Amid a surprisingly chaotic scene that puts the U.S. Congress’ bickering to shame, South Korea’s parliament voted overwhelmingly to approve a U.S.-South Korean free trade agreement (FTA) that has been in the works for some five years.
Though a significant portion of the voter base is against the measure in fear of job losses or economic hits, South Korea’s ruling party called a hasty, surprise Wednesday vote on the FTA, one started during the Bush Administration and signed by President Barack Obama about one month ago. One opposing politician even let off some form of tear gas or pepper spray in parliament’s chambers, reports indicate. The deal’s value is estimated at nearly $90 billion.
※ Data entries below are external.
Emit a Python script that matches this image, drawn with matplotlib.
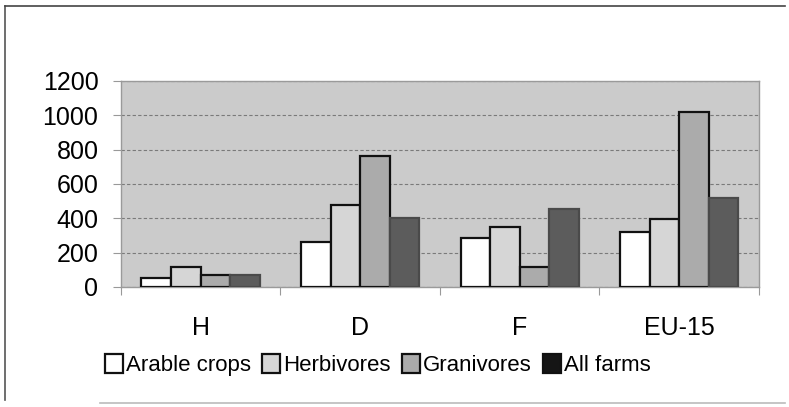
import matplotlib.pyplot as plt
import numpy as np
from matplotlib.patches import Patch

plt.rcParams['font.family'] = ['Liberation Sans', 'DejaVu Sans']

# Data
countries = ['H', 'D', 'F', 'EU-15']
series = ['Arable crops', 'Herbivores', 'Granivores', 'All farms']
arable = [50, 260, 287, 319]
herbivores = [115, 476, 348, 394]
granivores = [68, 765, 117, 1021]
all_farms = [70, 404, 453, 517]
values = [arable, herbivores, granivores, all_farms]
y_ticks = [0, 200, 400, 600, 800, 1000, 1200]

colors = ['#ffffff', '#d6d6d6', '#ababab', '#5c5c5c']
edges = ['#111111', '#111111', '#111111', '#4a4a4a']
legend_colors = ['#ffffff', '#d6d6d6', '#ababab', '#151515']

fig = plt.figure(figsize=(7.89, 4.07), dpi=100)
ax = fig.add_axes([0.153, 0.295, 0.809, 0.506])
ax.set_facecolor('#cbcbcb')

x = np.arange(len(countries))
w = 0.185
for i, vals in enumerate(values):
    ax.bar(x + (i - 1.5) * w, vals, width=w, color=colors[i],
           edgecolor=edges[i], linewidth=1.6, zorder=3)

ax.set_xlim(-0.5, len(countries) - 0.5)
ax.set_ylim(0, 1200)
ax.set_yticks(y_ticks)
ax.set_yticklabels([str(v) for v in y_ticks], fontsize=18)
ax.yaxis.grid(True, linestyle=(0, (3, 2)), color='#7a7a7a', linewidth=0.8, zorder=1)
ax.set_axisbelow(True)

ax.set_xticks(x)
ax.set_xticklabels(countries, fontsize=18)
ax.set_xticks(np.arange(-0.5, len(countries)), minor=True)
ax.tick_params(axis='x', which='major', length=0, pad=21)
ax.tick_params(axis='x', which='minor', length=6, color='#999999', width=0.8)
ax.tick_params(axis='y', length=6, color='#999999', width=0.8, pad=10)

for s in ax.spines.values():
    s.set_color('#9a9a9a')
    s.set_linewidth(1.0)

handles = [Patch(facecolor=c, edgecolor='#111111', linewidth=1.6, label=n)
           for c, n in zip(legend_colors, series)]
fig.legend(handles=handles, loc='center', bbox_to_anchor=(378 / 789, 1 - 365 / 407),
           ncol=4, frameon=False, fontsize=16, handlelength=0.8, handleheight=0.9,
           handletextpad=0.15, columnspacing=0.5)

# outer frame of the figure
fig.add_artist(plt.Line2D([5 / 789, 5 / 789], [1 - 6 / 407, 1 - 400 / 407],
                          transform=fig.transFigure, color='#555555', linewidth=1.2))
fig.add_artist(plt.Line2D([5 / 789, 785 / 789], [1 - 6 / 407, 1 - 6 / 407],
                          transform=fig.transFigure, color='#444444', linewidth=1.2))
fig.add_artist(plt.Line2D([100 / 789, 785 / 789], [1 - 403 / 407, 1 - 403 / 407],
                          transform=fig.transFigure, color='#bbbbbb', linewidth=1.2))

fig.savefig('out.png', dpi=100)
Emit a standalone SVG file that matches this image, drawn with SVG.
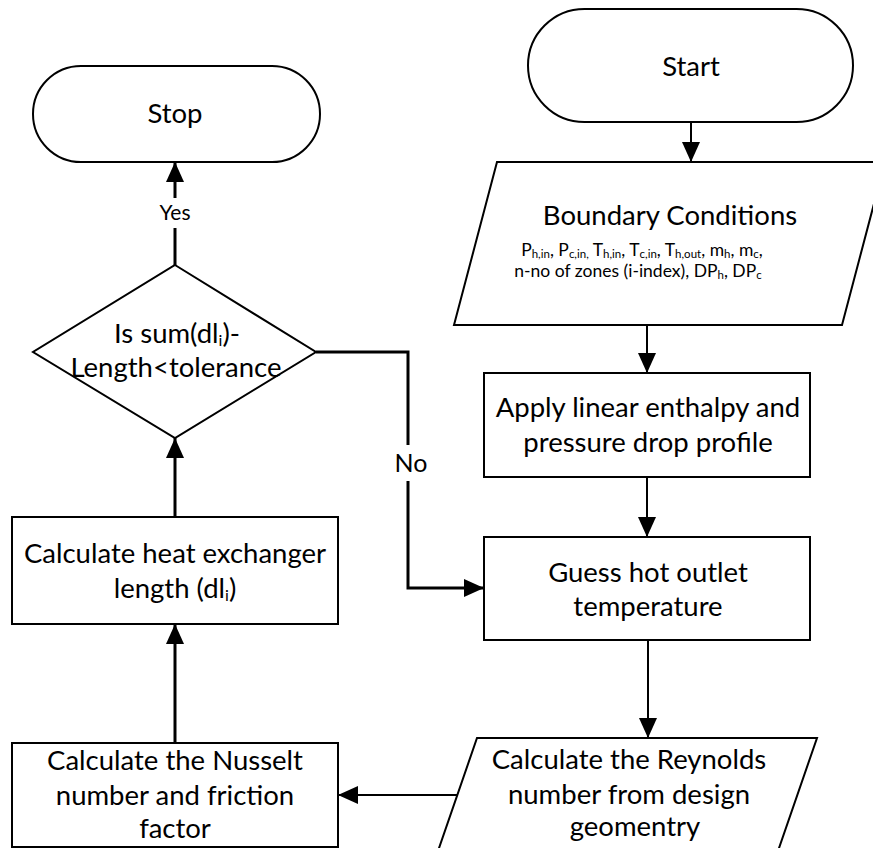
<svg xmlns="http://www.w3.org/2000/svg" width="873" height="848" viewBox="0 0 873 848">
  <style>
    .shape { fill: #ffffff; stroke: #000000; stroke-width: 2; }
    .txt { font-family: Lato, "Open Sans", sans-serif; font-size: 27.5px; fill: #000000; text-anchor: middle; }
    .small { font-family: Lato, "Open Sans", sans-serif; font-size: 17.5px; fill: #000000; text-anchor: middle; }
    .sub { font-size: 11.5px; }
    .subL { font-size: 16px; }
    .lbl { font-family: Lato, "Open Sans", sans-serif; fill: #000000; text-anchor: middle; }
    .conn { fill: none; stroke: #000000; stroke-width: 2; }
    .thick { stroke-width: 3; }
  </style>
  <defs>
    <marker id="arrow" viewBox="0 0 20 18" refX="20" refY="9" markerWidth="20" markerHeight="18" markerUnits="userSpaceOnUse" orient="auto">
      <path d="M0,0 L20,9 L0,18 Z" fill="#000000"/>
    </marker>
  </defs>

  <rect width="873" height="848" fill="#ffffff"/>

  <!-- connectors -->
  <g id="connectors">
    <path class="conn" d="M691,122 V162" marker-end="url(#arrow)"/>
    <path class="conn" d="M647,325 V373" marker-end="url(#arrow)"/>
    <path class="conn" d="M647,477 V537" marker-end="url(#arrow)"/>
    <path class="conn" d="M648,640 V738" marker-end="url(#arrow)"/>
    <path class="conn" d="M457,795 H338" marker-end="url(#arrow)"/>
    <path class="conn thick" d="M175,743 V624" marker-end="url(#arrow)"/>
    <path class="conn thick" d="M175,517 V438" marker-end="url(#arrow)"/>
    <!-- Yes branch -->
    <path class="conn thick" d="M175,265 V228"/>
    <path class="conn thick" d="M175,198 V162" marker-end="url(#arrow)"/>
    <text class="lbl" x="175" y="220" font-size="21">Yes</text>
    <!-- No branch -->
    <path class="conn thick" d="M316,352 H408 V445"/>
    <path class="conn thick" d="M408,481 V588 H484" marker-end="url(#arrow)"/>
    <text class="lbl" x="411" y="472" font-size="25">No</text>
  </g>

  <g id="start">
    <rect class="shape" x="528" y="9" width="325" height="113" rx="56.5" ry="56.5"/>
    <text class="txt" x="691" y="76">Start</text>
  </g>

  <g id="stop">
    <rect class="shape" x="33" y="66" width="287" height="96" rx="48" ry="48"/>
    <text class="txt" x="175" y="123">Stop</text>
  </g>

  <g id="boundary">
    <polygon class="shape" points="497,162 885,162 842,325 454,325"/>
    <text class="txt" x="670" y="225">Boundary Conditions</text>
    <text class="small" x="642" y="256">P<tspan class="sub" dy="2">h,in</tspan><tspan dy="-2">, P</tspan><tspan class="sub" dy="2">c,in,</tspan><tspan dy="-2"> T</tspan><tspan class="sub" dy="2">h,in</tspan><tspan dy="-2">, T</tspan><tspan class="sub" dy="2">c,in</tspan><tspan dy="-2">, T</tspan><tspan class="sub" dy="2">h,out</tspan><tspan dy="-2">, m</tspan><tspan class="sub" dy="2">h</tspan><tspan dy="-2">, m</tspan><tspan class="sub" dy="2">c</tspan><tspan dy="-2">,</tspan></text>
    <text class="small" x="638" y="277">n-no of zones (i-index), DP<tspan class="sub" dy="2">h</tspan><tspan dy="-2">, DP</tspan><tspan class="sub" dy="2">c</tspan></text>
  </g>

  <g id="apply">
    <rect class="shape" x="484" y="373" width="326" height="104"/>
    <text class="txt" x="648" y="417">Apply linear enthalpy and</text>
    <text class="txt" x="648" y="452">pressure drop profile</text>
  </g>

  <g id="guess">
    <rect class="shape" x="484" y="537" width="326" height="103"/>
    <text class="txt" x="648" y="582">Guess hot outlet</text>
    <text class="txt" x="648" y="616">temperature</text>
  </g>

  <g id="reynolds">
    <polygon class="shape" points="477,738 817,738 768,880 428,880"/>
    <text class="txt" x="629" y="769">Calculate the Reynolds</text>
    <text class="txt" x="629" y="804">number from design</text>
    <text class="txt" x="635" y="836">geomentry</text>
  </g>

  <g id="nusselt">
    <rect class="shape" x="12" y="743" width="326" height="104"/>
    <text class="txt" x="175" y="770">Calculate the Nusselt</text>
    <text class="txt" x="175" y="805">number and friction</text>
    <text class="txt" x="175" y="838">factor</text>
  </g>

  <g id="length">
    <rect class="shape" x="12" y="517" width="326" height="107"/>
    <text class="txt" x="175" y="563">Calculate heat exchanger</text>
    <text class="txt" x="175" y="598">length (dl<tspan class="subL" dy="3">i</tspan><tspan dy="-3">)</tspan></text>
  </g>

  <g id="decision">
    <polygon class="shape" points="175,265 316,352 175,438 33,352"/>
    <text class="txt" x="177" y="343">Is sum(dl<tspan class="subL" dy="3">i</tspan><tspan dy="-3">)-</tspan></text>
    <text class="txt" x="176" y="377">Length&lt;tolerance</text>
  </g>
</svg>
After years of languishing and political one-upmanship on both sides of the political aisle, the pact was among three Free Trade Agreement (FTAs) passed by Congress in October. Approval of the FTAs with South Korea, Panama and Colombia has long been seen as important to boost business for U.S.-based companies feeling the pinch of lower domestic demand. The FTAs, in theory, will significantly expand U.S. exports in those markets, help small businesses and lower tariffs on American goods.
Getting the measure through though saw U.S. supporters and opponents alike coming from both political parties as the idea of job protectionism divided lawmakers more on regional lines than the usual partisan ones. In South Korea, the divisions seemed to come from a two groups: big business versus the middle class and working poor. Some paint the deal as more beneficial to the United States and more of a move for the sake of appearances and posturing on the part of Seoul.
The Korean vote was seen as the last significant hurdle to implementation of the FTA, widely regarded as the most significant of the three new U.S. pacts.